In fact, the whole fourth section of the new novel leaves aside what it has established and concerns itself with outlining the body of Arcimboldi’s work. In fragments, Bolaño describes the structure and content of several of Arcimboldi’s novels, invoking other books inside the book. Lists of rumors and facts and ideas buttress the surrounding narrative with more legend and literary myth. Bolaño loves to blend his characters and their creations with those of the actual world, lacing his own manifestations in the same sentences beside Borges and O’Hara and Perec, thereby establishing a weird line between reality and imagination where some of Bolaño’s moments of greatest power are manifested. The novel comes together as much in how it does not force itself to really come together as it does in how effectively the scenes are considered and arranged, invoking a mode then moving forward, building the body itself in its own wake. Bolaño’s best work refuses to be contained by its own construction, utilizing fact and realism alongside mirages and dreamt trajectories to cage a space that is neither real nor quite unreal. This space, to me, is where the necessary narrative can stretch outside its confines, creating neither recitations of reality nor singular objects that feed only off of their own will, but a purgatory where the two at last can touch, and somehow then combine.

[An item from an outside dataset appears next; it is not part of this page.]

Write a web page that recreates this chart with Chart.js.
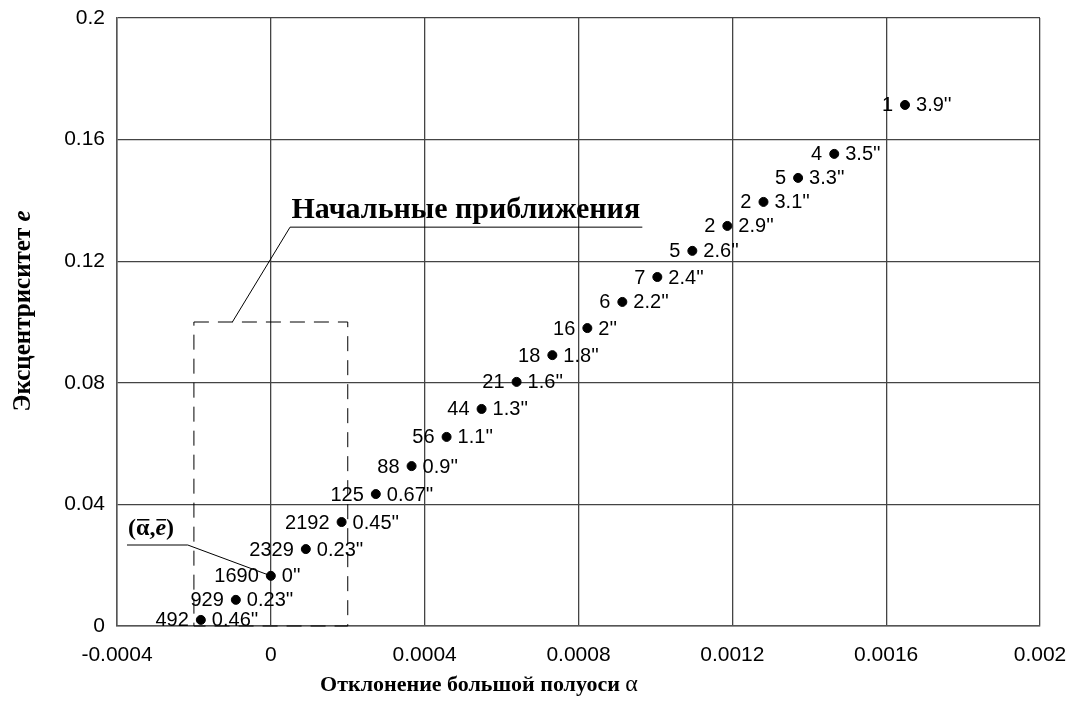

In the end, though, I must say I remain only a quasi-skeptical and moderate admirer of Bolaño, at best. Against the flue of other widely lauded authors now dominating American markets he’s a fine catch, though still one who—in light of how much he speaks about poetry and being a poet—uses language less spectacularly than he does depiction and assembly. His best moments, for me, are only just enough considering how much further they could go in image and sound. Still, those moments are a world above the bloat of post-Updike narrative flatline A-to-B. Somehow, the fact that I can identify and find provocation in something that only seems to begin to touch the edges of the blade seems sort of bleak to me. If nothing else, it presents a better window to be bashed in, and to that aim I say Let’s Go.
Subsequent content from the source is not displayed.